- [Task]
Restate the listing below word for word, omitting any images.

- [Data lines]
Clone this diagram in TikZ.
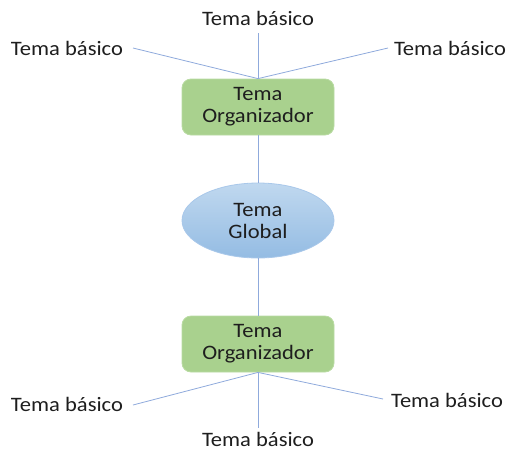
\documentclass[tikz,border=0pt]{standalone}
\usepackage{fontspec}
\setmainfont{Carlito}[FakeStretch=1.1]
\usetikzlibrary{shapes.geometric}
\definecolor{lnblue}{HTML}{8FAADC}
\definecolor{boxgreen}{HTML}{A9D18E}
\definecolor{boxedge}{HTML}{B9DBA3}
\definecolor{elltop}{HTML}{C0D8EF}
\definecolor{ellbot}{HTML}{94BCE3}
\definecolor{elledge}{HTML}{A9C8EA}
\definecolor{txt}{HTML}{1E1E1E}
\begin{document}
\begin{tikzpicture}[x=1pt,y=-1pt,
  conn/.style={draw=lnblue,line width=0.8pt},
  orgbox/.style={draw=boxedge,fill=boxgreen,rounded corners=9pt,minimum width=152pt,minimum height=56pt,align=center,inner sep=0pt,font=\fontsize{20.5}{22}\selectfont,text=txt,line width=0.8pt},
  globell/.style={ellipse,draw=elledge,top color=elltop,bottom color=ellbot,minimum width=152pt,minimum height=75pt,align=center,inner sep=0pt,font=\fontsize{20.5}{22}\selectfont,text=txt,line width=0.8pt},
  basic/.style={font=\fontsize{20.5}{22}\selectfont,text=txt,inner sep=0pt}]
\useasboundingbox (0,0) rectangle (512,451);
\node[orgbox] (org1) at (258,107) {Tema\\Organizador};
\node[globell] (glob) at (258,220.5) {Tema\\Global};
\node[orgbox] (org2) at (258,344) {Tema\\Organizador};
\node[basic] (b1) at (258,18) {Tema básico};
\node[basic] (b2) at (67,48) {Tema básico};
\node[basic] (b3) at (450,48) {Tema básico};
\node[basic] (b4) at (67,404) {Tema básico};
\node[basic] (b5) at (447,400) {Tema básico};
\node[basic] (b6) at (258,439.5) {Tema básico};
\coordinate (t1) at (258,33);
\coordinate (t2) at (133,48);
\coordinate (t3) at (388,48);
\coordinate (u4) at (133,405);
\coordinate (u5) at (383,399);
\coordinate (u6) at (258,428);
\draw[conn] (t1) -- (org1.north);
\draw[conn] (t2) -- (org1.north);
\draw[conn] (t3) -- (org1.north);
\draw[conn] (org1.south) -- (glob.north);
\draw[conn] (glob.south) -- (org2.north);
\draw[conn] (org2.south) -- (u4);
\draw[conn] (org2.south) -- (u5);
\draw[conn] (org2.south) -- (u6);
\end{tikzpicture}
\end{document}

- [Result of the exercise]
Clone this diagram in TikZ.
\documentclass[tikz,border=0pt]{standalone}
\usepackage{fontspec}
\setmainfont{Carlito}[FakeStretch=1.1]
\usetikzlibrary{shapes.geometric}
\definecolor{lnblue}{HTML}{8FAADC}
\definecolor{boxgreen}{HTML}{A9D18E}
\definecolor{boxedge}{HTML}{B9DBA3}
\definecolor{elltop}{HTML}{C0D8EF}
\definecolor{ellbot}{HTML}{94BCE3}
\definecolor{elledge}{HTML}{A9C8EA}
\definecolor{txt}{HTML}{1E1E1E}
\begin{document}
\begin{tikzpicture}[x=1pt,y=-1pt,
  conn/.style={draw=lnblue,line width=0.8pt},
  orgbox/.style={draw=boxedge,fill=boxgreen,rounded corners=9pt,minimum width=152pt,minimum height=56pt,align=center,inner sep=0pt,font=\fontsize{20.5}{22}\selectfont,text=txt,line width=0.8pt},
  globell/.style={ellipse,draw=elledge,top color=elltop,bottom color=ellbot,minimum width=152pt,minimum height=75pt,align=center,inner sep=0pt,font=\fontsize{20.5}{22}\selectfont,text=txt,line width=0.8pt},
  basic/.style={font=\fontsize{20.5}{22}\selectfont,text=txt,inner sep=0pt}]
\useasboundingbox (0,0) rectangle (512,451);
\node[orgbox] (org1) at (258,107) {Tema\\Organizador};
\node[globell] (glob) at (258,220.5) {Tema\\Global};
\node[orgbox] (org2) at (258,344) {Tema\\Organizador};
\node[basic] (b1) at (258,18) {Tema básico};
\node[basic] (b2) at (67,48) {Tema básico};
\node[basic] (b3) at (450,48) {Tema básico};
\node[basic] (b4) at (67,404) {Tema básico};
\node[basic] (b5) at (447,400) {Tema básico};
\node[basic] (b6) at (258,439.5) {Tema básico};
\coordinate (t1) at (258,33);
\coordinate (t2) at (133,48);
\coordinate (t3) at (388,48);
\coordinate (u4) at (133,405);
\coordinate (u5) at (383,399);
\coordinate (u6) at (258,428);
\draw[conn] (t1) -- (org1.north);
\draw[conn] (t2) -- (org1.north);
\draw[conn] (t3) -- (org1.north);
\draw[conn] (org1.south) -- (glob.north);
\draw[conn] (glob.south) -- (org2.north);
\draw[conn] (org2.south) -- (u4);
\draw[conn] (org2.south) -- (u5);
\draw[conn] (org2.south) -- (u6);
\end{tikzpicture}
\end{document}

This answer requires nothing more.